I hope that in the next edition of this book he provides examples of actions he gives us to follow.

Overlap Notes by Chapter

These are not just “Cliff’s notes” style.

I include my own thoughts and examples of how I’m applying it to my life.

Get The Life You Want – Overlap by Sean McCabe Chapter 1

This book is made up of 5 sections and 26 chapters plus a conclusion chapter.

The first section is titled Find Your Passion.

The first chapter is titled Get The Life You Want.

Sean starts off the book telling us stories of his past jobs.

They’re pretty amusing, especially the one where he washes windows.

I will let you read them yourself.

But real quick…

He washed windows and played in a band.

He didn’t want to wash windows anymore, so when he needed money when he wasn’t touring, he started a computer repair business.

From there, he overlapped to web designer.

Then from web designer, he overlapped to becoming a hand-letterer.

He overlapped several other times to where he is now, which is teaching entrepreneurs and artists how to get started and achieve success through audience building .

Overlapping is when you work a day job to pay your bills and then spend your extra time working on another craft to make it your next full-time career.

That doesn’t mean that everything you do in your free time is overlapping.

A hobby is not necessarily something that you care to make a living from. Still, your overlap is when you are trying to turn that extracurricular activity into a full-time job.

Overlapping is a significant part of the No Alarms Club.

Most of us are in day jobs that we want to switch out of.

It doesn’t mean that we hate the day job, but we may just feel the need for a career change.

Or maybe you do hate your day job, and that’s why you’re reading this.

That’s okay, too.

We’re going to get you out of it.

The smart way to do this isn’t to suddenly quit our jobs and just try to make it work.

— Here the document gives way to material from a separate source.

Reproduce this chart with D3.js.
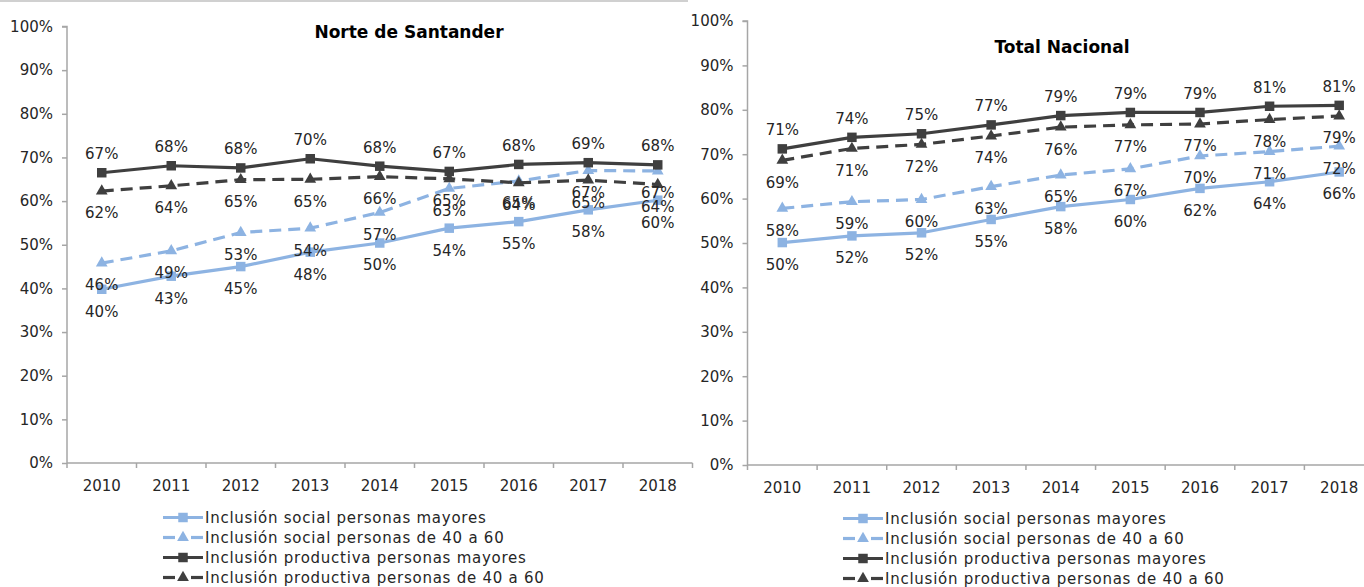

Some people believe that they will thrive when backed into a corner like that.

I’ve definitely been there multiple times and have been fine, but it’s just not worth the stress.

The smart way to leave a day job you don’t like is to overlap.

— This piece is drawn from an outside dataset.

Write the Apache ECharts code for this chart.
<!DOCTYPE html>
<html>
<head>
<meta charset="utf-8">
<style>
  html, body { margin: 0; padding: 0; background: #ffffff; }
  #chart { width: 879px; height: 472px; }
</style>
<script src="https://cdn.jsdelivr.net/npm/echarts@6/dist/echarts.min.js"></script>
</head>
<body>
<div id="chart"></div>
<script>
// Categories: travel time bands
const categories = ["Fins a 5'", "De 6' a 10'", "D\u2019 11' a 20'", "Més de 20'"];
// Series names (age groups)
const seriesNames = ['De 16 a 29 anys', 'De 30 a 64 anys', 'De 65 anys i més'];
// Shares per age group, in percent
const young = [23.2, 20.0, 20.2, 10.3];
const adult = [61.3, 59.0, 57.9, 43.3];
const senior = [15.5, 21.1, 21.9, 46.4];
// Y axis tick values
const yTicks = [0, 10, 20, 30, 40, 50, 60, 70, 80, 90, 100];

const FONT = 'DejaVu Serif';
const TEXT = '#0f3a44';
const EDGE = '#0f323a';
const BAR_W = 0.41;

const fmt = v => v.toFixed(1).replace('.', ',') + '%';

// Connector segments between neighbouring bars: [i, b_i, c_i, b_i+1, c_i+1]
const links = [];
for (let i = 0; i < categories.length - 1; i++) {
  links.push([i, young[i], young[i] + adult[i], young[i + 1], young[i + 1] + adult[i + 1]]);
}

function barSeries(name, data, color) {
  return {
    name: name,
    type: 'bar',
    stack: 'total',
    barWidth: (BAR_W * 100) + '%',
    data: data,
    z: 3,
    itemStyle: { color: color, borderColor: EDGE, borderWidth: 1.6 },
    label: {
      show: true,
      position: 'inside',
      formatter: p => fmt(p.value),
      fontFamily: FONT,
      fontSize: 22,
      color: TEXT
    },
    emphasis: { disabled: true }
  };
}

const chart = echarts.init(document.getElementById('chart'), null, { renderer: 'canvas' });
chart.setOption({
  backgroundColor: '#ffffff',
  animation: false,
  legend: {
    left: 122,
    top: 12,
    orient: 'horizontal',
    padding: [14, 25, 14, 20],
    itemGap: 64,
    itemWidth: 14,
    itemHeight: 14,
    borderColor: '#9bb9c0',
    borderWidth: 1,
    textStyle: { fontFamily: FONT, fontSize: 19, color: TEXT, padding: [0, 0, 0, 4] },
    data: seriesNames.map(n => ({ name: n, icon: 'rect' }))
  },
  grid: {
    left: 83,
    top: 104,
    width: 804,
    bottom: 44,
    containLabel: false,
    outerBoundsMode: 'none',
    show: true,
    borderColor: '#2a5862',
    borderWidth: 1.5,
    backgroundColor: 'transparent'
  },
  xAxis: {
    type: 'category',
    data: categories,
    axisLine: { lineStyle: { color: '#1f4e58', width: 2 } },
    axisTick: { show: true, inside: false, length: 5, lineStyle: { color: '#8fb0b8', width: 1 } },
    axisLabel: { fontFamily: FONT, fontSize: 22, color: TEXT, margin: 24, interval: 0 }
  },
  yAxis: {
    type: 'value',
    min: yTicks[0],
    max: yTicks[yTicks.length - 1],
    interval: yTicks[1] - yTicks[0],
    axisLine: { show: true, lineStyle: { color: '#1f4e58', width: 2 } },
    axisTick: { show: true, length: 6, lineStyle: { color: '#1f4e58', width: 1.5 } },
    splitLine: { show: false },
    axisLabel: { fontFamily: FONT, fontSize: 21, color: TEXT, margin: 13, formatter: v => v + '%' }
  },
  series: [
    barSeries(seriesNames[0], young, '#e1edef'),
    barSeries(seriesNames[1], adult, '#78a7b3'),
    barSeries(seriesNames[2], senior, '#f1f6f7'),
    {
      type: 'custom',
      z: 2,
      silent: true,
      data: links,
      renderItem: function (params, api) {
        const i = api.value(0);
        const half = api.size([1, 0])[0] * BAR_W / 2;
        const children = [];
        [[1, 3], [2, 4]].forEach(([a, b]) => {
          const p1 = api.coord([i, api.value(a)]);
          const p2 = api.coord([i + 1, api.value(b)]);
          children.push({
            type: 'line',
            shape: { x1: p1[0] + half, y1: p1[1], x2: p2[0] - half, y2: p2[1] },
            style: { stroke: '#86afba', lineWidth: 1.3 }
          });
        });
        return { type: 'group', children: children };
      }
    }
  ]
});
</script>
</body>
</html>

Sean talks about how great it feels to help people get out of a day job they hate.

He talks about how great it feels to help people realize a full-time income from pursuing their passion.

Helping people is what I want to do with the No Alarms Club.

Sean mentions that there are many people out there who teach people how to make money, but they only make their money by teaching people how to make money.

It’s kind of scummy, and I know what type of people he’s talking about.

Sean felt imposter syndrome despite having a pretty decent track record of being a successful hand-letter artist.

Not to mention all the other businesses he ran in the past that were successful.

It’s normal to feel this way.

You feel like despite having done what you’ve done, people will think you’re a fraud.

I feel this way too.

Right now, I’m overlapping from my day job working as Communications Director for a nonprofit.

But I have over a decade of experience in internet marketing and have run my own successful online businesses.

Plus I’ve helped many other online businesses achieve success through digital marketing.

Yet, I still feel like an imposter.

Sean points out that no matter what, there is no wrong first step.

Everything we’ve learned in the past and we’ll learn in the future will help us towards our goals.

Every step is a step forward.

And most importantly, when we overlap, that thing doesn’t have to be what we do forever.

In fact, it’s pretty unlikely that we will do anything for the rest of our lives.

We should never be afraid to overlap to the next thing.

I’m really excited to dig into the rest of this book.

Please go pick it up at overlapbook.com And follow along with me!

While I am reading the book and distilling my thoughts, insights, and sharing with you through the podcast and this notebook, you will get different ideas as you read it.

Then, you can compare them with mine and make yourself all the more successful.